Unhappily Married Girlfriend
I had a shotgun wedding. I was pregnant with my first child when my husband and I walked down the stairs at his parents’ house and stood in the basement as a couple of relatives and close friends watched the preacher marry us.
He was happy and crazy in love, but I had reservations. In every picture, my eyes were sad and at one point my mother asked if I was sure about my decision. It was obvious from the start that our union was doomed, but I had no idea just how awful my life would become.
For the most part, I’ve spent my life regretting that cold, rainy day when I said “I do.” I wish I had the courage to walk away, big belly and all. I didn’t. As a result, my life has been a living hell.
My husband, who was once handsome and caring, became addicted to alcohol and drugs. Over the years, his good looks have faded. His desire to stand up and be a man dissolved and he had no ambition. There was a time that he had dreams, big dreams, and I wanted to be there to support him. If he said he wanted to sell sea monkeys from the trunk of the car, I would have been there to help.

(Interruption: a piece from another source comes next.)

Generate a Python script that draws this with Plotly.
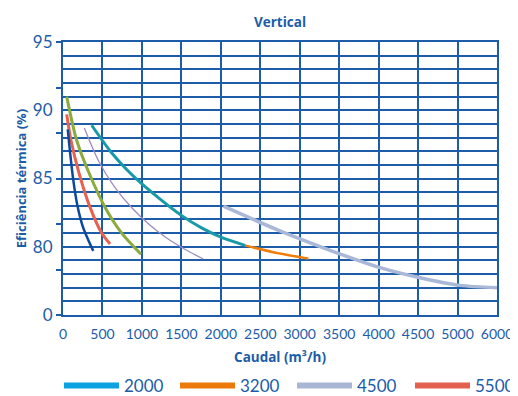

In the early years, he was a good and loving father. He loved the kids and the kids loved him back. He was a proud, family man. But his vices became more important than his family. As our children grew up, we grew apart --- far apart.
My husband found comfort in his vodka and I dreamed of finding comfort in the arms of another man. With each drink he swallowed and white line he sniffed, I became the target of his violence. It started out with name calling and quickly escalated to a push and then a shove and before long he’d punch me, kick me and pull out handfuls of my hair.
I grinned and beared it for the sake of my family. I put up a brave front. I’m sure my neighbors heard the thumping and bumping coming from my house, but they never said a word. The first time he slapped me I should have left. I couldn’t afford to and I wanted my children to grow up with their dad --- especially since I didn’t.
The violence never stopped. It got worse. My children have seen things that kids should never witness, not even on TV. The police have been called in, child services investigated us and the tension in the house was often unbearable. I still didn’t leave, I started to fight back. When my husband realized I wouldn’t back down, he went after my kids.
He slapped my daughter in the face and pushed her down the stairs. My teenage son became my protector, afraid to leave the house because he didn’t want his dad to beat on me. I am so sorry he had to deal with that. My children love their father, but they don’t respect him and neither do I.
I finally had enough. I woke up about a month ago and decided NO MORE! I begged him to leave. At first he resisted and then he gave in. We’re separated now and I’m getting my life back on track. I found a good job. When I look in the mirror, I still see marks from the beatings, but I thank God my heart is not scarred. I’m thankful for my children, their love and their faith in me. I am a survivor.